=== SHORT PROBLEM ===
Copy exactly the lines from the line containing "Output the Python" to the line containing "plt.rcParams['font.family'] = ['Liberation", both lines included, and omit any pictures.

=== RECORDED INFORMATION ===

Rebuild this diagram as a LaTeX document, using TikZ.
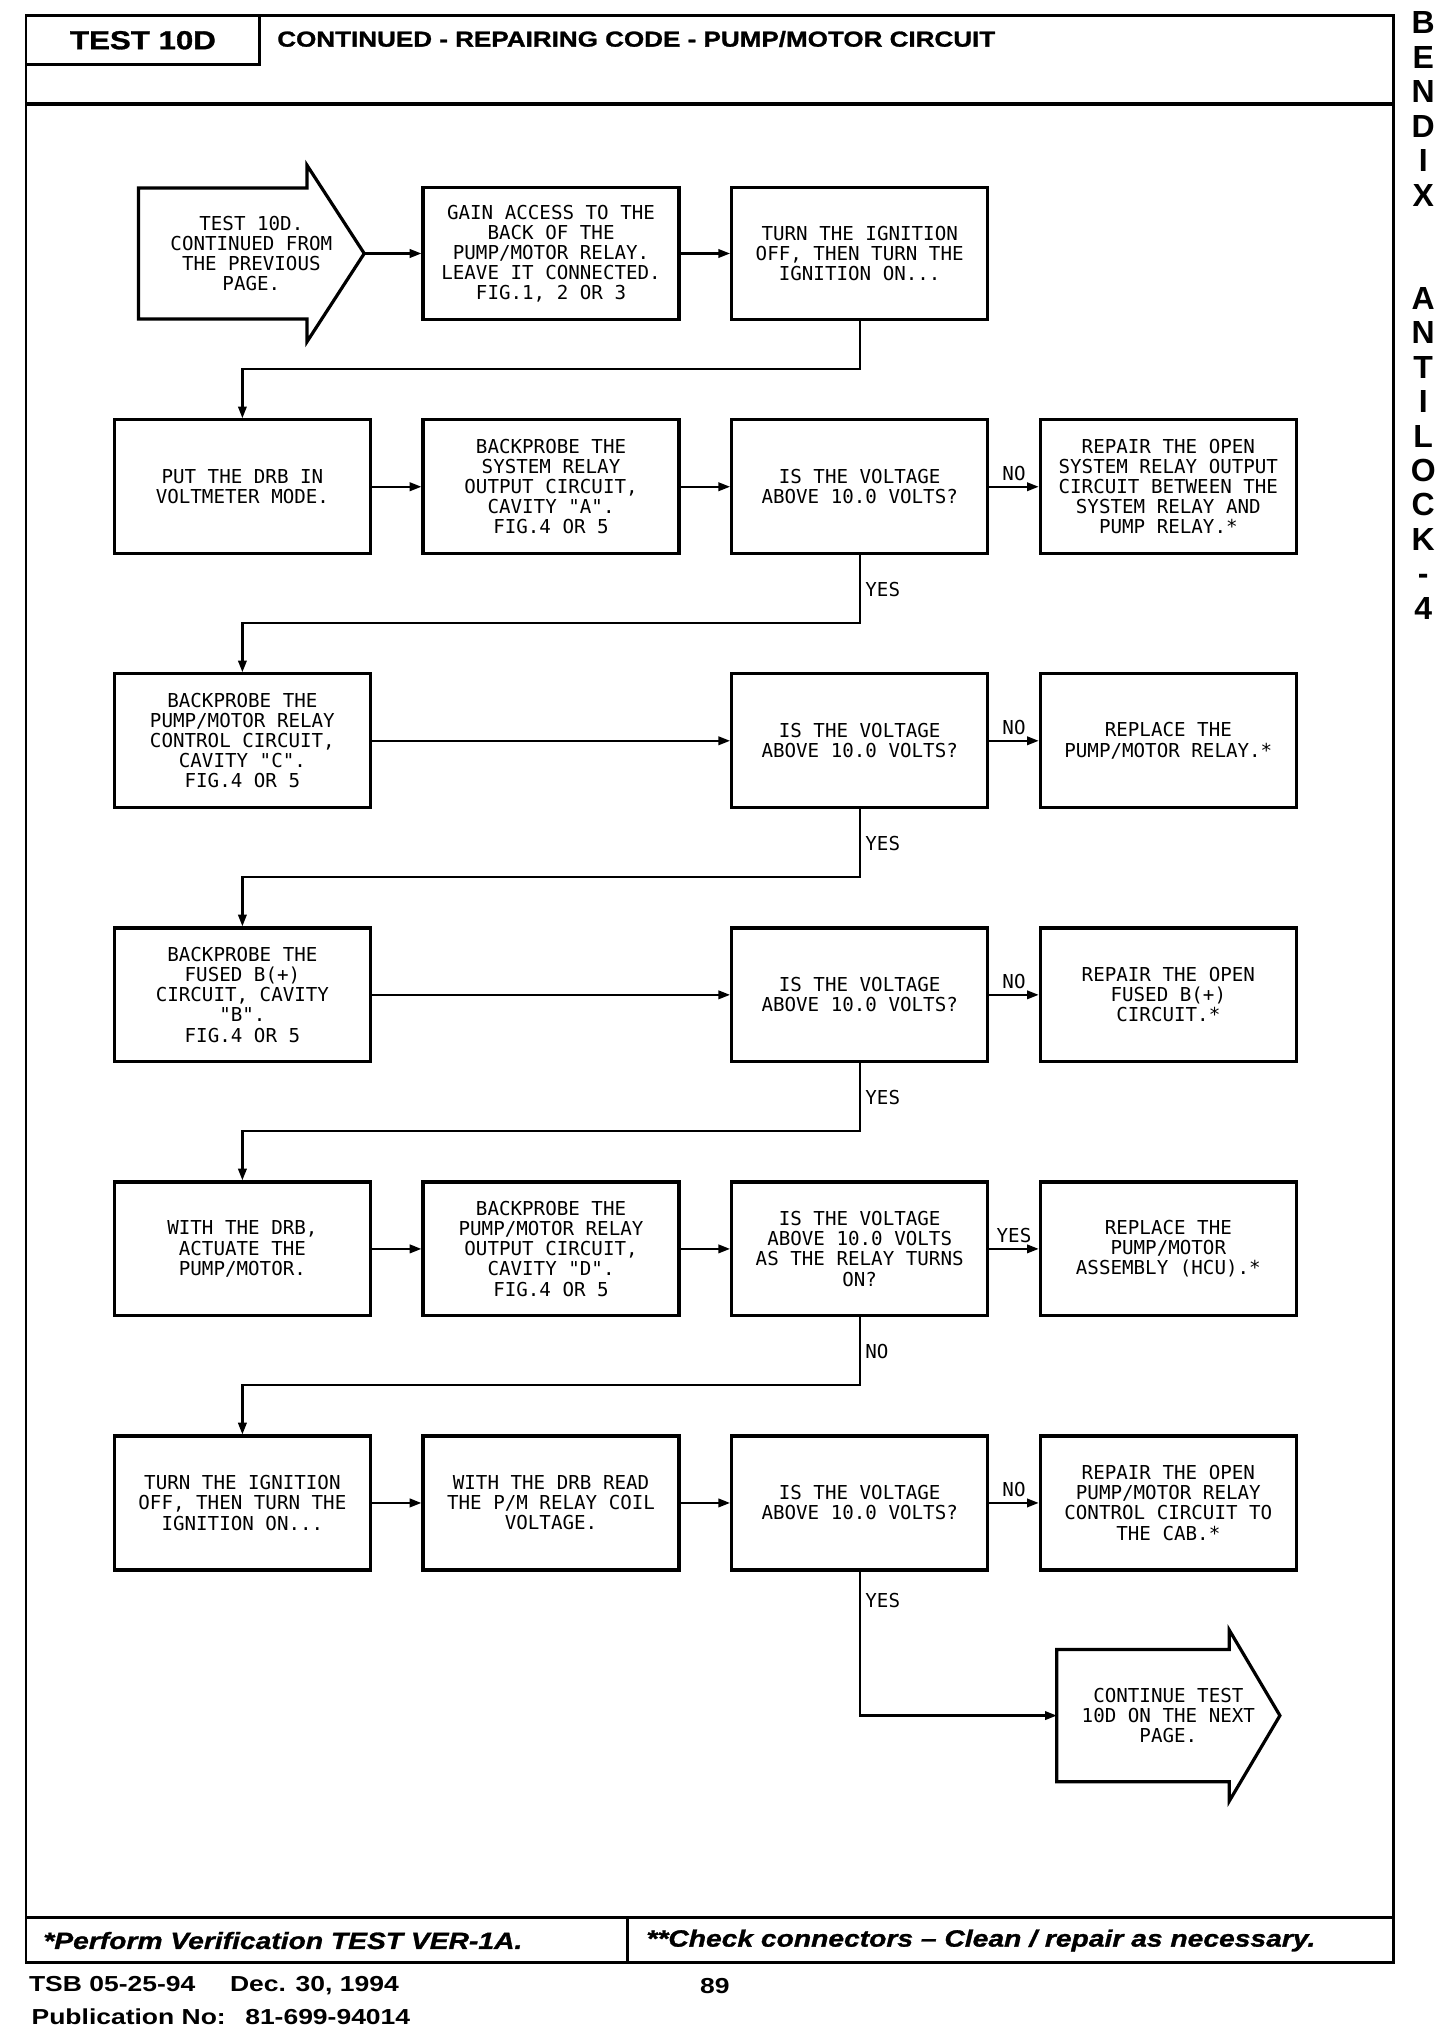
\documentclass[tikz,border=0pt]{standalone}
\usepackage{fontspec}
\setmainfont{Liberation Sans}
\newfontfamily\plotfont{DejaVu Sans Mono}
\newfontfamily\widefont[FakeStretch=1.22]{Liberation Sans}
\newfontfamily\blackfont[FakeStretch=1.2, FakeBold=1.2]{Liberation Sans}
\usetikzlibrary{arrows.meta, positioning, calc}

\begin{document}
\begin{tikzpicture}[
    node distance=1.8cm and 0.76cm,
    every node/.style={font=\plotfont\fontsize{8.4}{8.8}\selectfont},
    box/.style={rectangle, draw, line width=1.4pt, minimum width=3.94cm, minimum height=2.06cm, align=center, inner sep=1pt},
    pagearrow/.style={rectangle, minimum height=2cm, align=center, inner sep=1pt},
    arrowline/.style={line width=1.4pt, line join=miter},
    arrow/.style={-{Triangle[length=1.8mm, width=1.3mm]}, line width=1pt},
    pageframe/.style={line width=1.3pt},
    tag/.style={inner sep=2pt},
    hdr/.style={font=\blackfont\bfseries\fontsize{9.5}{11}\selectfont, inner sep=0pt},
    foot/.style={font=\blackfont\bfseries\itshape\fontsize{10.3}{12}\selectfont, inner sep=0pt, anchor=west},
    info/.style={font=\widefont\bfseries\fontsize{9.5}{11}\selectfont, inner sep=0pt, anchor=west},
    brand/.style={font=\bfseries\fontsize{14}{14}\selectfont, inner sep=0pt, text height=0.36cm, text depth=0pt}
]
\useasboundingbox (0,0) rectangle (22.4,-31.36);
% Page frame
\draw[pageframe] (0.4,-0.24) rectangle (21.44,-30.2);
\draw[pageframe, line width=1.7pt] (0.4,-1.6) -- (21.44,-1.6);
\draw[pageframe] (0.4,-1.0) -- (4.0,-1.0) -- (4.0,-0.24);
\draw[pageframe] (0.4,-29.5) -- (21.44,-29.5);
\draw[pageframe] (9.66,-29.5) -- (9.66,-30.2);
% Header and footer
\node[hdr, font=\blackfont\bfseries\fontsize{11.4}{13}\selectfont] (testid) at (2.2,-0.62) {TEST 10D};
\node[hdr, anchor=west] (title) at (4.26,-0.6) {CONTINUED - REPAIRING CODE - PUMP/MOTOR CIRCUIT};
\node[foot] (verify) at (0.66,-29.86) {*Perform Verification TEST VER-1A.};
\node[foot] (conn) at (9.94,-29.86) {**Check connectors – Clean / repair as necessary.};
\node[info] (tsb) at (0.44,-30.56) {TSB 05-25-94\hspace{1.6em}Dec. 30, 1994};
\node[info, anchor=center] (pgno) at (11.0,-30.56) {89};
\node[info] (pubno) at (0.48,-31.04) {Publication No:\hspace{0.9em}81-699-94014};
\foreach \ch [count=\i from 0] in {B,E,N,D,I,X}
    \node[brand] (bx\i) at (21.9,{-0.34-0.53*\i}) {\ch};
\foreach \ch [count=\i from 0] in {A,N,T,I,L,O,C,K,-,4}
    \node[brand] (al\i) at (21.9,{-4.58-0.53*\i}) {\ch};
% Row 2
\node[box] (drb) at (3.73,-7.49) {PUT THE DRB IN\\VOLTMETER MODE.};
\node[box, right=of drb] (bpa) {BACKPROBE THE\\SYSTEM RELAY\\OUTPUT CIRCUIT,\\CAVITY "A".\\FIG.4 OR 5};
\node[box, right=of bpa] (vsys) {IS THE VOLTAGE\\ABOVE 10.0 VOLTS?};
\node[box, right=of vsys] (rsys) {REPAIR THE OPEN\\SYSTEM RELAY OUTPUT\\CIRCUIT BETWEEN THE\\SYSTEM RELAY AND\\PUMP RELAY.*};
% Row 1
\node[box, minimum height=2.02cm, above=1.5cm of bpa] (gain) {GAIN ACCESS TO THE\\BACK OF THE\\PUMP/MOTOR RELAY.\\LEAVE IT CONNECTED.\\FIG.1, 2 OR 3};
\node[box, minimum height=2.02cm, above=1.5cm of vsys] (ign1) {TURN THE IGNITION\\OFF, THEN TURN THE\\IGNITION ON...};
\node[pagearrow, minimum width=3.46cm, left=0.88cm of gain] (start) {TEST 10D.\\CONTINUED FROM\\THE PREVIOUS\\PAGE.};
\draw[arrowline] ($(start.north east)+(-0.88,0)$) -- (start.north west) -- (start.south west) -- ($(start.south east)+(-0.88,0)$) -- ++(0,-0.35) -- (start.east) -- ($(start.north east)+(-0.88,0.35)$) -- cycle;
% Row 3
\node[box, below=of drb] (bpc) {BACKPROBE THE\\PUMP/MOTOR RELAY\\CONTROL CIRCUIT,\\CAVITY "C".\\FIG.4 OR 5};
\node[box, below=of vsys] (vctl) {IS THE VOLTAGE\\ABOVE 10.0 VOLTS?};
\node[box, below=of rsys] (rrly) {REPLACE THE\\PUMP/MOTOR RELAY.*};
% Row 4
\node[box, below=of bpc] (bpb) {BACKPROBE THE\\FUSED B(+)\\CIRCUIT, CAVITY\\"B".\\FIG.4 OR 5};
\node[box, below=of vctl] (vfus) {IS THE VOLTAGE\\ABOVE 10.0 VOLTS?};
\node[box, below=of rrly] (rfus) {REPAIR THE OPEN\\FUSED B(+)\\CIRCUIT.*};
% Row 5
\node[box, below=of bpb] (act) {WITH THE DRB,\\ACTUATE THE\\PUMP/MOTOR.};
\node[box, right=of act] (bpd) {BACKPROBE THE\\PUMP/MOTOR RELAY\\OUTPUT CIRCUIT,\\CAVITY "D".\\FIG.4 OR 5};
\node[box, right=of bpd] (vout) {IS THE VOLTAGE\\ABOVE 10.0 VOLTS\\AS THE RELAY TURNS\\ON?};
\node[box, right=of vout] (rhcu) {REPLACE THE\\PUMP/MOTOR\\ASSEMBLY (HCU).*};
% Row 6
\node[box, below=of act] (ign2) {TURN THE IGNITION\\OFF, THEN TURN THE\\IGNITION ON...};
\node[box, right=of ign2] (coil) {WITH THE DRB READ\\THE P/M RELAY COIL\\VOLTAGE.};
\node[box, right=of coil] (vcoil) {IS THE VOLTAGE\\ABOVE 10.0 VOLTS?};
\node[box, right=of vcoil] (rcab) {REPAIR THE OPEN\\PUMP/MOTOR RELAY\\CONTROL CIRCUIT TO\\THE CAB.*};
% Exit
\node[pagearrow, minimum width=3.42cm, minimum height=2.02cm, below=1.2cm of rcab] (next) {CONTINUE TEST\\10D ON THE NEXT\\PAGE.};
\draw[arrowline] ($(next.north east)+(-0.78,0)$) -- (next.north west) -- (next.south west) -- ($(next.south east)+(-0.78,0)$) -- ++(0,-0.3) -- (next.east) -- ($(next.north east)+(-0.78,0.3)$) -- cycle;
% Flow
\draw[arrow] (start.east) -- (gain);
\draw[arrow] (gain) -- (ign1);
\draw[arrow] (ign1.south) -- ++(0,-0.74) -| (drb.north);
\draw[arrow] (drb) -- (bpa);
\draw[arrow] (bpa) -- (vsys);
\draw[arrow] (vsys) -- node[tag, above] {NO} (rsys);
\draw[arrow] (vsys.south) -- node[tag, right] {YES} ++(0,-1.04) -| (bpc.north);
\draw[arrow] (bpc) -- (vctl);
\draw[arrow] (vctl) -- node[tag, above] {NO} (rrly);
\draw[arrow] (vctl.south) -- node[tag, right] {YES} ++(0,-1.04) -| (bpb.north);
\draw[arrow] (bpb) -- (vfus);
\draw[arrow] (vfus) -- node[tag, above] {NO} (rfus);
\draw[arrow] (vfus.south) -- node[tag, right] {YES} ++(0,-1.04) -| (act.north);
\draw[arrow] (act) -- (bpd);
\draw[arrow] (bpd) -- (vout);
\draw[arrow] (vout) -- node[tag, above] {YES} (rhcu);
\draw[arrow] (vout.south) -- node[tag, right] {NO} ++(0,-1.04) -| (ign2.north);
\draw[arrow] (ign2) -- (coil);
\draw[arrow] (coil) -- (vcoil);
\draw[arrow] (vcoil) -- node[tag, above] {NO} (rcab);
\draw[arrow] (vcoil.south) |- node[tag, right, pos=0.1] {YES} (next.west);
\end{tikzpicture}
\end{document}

===
=== RECORDED INFORMATION ===

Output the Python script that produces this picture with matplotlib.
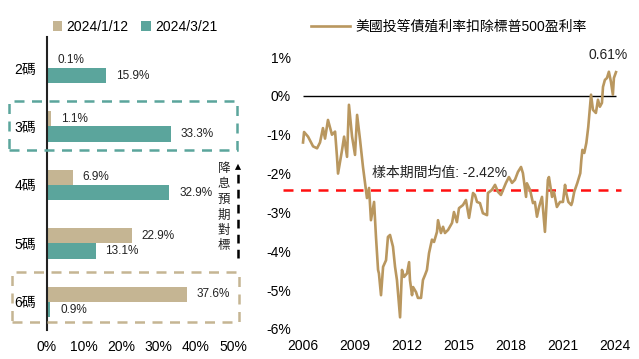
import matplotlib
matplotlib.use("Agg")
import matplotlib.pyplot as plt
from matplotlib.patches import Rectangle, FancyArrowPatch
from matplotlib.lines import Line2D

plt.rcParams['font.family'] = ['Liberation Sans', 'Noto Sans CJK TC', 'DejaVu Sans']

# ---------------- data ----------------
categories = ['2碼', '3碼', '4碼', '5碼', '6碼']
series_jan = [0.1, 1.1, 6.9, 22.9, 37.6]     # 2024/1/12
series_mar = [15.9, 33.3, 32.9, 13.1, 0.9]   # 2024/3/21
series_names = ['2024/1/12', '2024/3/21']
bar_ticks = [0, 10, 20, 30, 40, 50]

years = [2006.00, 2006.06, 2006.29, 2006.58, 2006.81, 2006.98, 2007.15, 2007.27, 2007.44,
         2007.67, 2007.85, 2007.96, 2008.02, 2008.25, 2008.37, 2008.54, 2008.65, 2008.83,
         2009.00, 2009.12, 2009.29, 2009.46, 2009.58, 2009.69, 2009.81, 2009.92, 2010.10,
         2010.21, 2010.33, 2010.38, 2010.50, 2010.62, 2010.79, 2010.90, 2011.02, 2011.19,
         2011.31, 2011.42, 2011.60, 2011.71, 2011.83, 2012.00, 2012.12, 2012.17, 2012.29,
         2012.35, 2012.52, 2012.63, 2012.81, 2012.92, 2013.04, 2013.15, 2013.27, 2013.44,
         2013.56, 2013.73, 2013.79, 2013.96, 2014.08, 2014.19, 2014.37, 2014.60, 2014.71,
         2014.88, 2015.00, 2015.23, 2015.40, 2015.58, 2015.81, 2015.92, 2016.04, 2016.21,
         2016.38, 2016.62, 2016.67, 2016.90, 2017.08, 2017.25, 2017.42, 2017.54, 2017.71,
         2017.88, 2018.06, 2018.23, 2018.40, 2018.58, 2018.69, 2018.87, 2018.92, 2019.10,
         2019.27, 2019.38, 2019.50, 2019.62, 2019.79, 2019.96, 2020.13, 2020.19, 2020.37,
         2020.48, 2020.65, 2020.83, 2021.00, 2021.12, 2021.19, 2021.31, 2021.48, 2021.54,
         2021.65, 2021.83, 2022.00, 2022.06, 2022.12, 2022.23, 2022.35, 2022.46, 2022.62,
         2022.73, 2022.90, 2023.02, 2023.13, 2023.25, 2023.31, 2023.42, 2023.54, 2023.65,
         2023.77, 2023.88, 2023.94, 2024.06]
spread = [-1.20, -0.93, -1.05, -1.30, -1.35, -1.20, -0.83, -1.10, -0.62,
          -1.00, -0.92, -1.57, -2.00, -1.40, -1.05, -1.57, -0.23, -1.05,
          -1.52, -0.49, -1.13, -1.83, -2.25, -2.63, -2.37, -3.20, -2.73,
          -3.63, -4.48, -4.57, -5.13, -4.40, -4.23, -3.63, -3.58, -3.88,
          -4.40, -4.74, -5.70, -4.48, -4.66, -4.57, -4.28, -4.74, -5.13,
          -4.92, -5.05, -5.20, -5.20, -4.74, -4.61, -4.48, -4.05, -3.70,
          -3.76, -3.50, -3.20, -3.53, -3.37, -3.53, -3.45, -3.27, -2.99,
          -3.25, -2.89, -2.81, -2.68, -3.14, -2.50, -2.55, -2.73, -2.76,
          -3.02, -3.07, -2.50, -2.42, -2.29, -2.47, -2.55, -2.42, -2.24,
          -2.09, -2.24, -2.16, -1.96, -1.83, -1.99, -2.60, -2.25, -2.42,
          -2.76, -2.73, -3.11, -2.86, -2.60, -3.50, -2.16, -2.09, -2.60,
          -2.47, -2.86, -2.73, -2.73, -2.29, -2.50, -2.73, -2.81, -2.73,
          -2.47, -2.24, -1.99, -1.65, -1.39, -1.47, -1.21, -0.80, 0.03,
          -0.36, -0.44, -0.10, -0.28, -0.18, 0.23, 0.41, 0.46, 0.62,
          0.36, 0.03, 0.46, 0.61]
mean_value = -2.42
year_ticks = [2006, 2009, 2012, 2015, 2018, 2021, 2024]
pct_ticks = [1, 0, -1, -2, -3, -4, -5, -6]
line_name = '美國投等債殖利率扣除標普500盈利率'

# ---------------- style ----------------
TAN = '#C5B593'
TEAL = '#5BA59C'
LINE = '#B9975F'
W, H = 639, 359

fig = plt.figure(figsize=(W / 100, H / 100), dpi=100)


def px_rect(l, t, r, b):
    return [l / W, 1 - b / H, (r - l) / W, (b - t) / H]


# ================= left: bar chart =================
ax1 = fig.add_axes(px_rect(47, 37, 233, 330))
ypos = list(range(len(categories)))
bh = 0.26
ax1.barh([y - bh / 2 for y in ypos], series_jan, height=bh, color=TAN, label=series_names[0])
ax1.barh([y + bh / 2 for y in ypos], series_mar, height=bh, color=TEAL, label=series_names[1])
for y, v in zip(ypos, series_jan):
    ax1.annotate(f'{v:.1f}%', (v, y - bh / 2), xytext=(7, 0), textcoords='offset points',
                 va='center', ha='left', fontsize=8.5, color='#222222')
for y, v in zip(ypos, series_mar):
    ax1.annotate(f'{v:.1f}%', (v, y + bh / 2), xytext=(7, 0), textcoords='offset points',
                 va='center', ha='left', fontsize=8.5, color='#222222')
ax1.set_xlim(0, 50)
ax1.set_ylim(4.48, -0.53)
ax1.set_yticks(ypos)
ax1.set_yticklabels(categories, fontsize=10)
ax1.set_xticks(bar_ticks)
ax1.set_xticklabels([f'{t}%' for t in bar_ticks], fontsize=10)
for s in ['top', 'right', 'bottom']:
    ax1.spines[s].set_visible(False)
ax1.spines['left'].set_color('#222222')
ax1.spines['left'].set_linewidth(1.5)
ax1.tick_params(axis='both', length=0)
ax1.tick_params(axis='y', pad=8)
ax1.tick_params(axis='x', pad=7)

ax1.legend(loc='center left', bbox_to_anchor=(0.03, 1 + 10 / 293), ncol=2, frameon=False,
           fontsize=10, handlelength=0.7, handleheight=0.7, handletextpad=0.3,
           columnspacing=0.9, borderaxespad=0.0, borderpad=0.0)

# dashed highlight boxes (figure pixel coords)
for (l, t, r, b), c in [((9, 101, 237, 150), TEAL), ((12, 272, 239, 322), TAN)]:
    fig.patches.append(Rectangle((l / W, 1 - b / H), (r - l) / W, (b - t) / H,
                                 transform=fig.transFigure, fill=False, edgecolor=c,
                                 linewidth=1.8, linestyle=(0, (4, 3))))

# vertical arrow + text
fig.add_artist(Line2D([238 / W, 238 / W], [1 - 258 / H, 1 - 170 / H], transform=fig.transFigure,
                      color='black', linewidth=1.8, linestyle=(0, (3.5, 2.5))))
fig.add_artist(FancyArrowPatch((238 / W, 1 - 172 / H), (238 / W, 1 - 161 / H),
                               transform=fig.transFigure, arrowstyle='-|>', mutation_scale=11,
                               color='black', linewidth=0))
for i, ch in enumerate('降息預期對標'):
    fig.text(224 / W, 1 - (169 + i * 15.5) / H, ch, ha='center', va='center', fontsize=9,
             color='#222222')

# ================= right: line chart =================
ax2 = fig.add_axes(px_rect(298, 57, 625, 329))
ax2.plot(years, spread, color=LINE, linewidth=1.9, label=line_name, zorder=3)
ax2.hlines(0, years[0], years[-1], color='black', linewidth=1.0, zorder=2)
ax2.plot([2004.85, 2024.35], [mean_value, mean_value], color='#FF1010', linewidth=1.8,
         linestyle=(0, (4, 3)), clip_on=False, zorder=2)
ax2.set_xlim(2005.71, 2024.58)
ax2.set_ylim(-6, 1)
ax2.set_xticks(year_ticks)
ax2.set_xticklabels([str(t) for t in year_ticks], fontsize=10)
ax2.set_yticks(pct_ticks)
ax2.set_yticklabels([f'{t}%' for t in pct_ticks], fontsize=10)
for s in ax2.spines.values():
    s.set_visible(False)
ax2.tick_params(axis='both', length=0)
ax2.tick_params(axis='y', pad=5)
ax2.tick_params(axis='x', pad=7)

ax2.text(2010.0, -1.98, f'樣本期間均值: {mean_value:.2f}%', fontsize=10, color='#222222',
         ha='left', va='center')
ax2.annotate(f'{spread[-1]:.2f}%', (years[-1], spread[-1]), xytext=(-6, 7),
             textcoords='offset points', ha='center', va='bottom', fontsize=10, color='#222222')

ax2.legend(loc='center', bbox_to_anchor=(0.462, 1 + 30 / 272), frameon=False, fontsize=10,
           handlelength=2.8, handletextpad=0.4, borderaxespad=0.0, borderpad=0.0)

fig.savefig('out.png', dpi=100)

===

=== EXERCISE RESPONSE ===
Output the Python script that produces this picture with matplotlib.
import matplotlib
matplotlib.use("Agg")
import matplotlib.pyplot as plt
from matplotlib.patches import Rectangle, FancyArrowPatch
from matplotlib.lines import Line2D

plt.rcParams['font.family'] = ['Liberation Sans', 'Noto Sans CJK TC', 'DejaVu Sans']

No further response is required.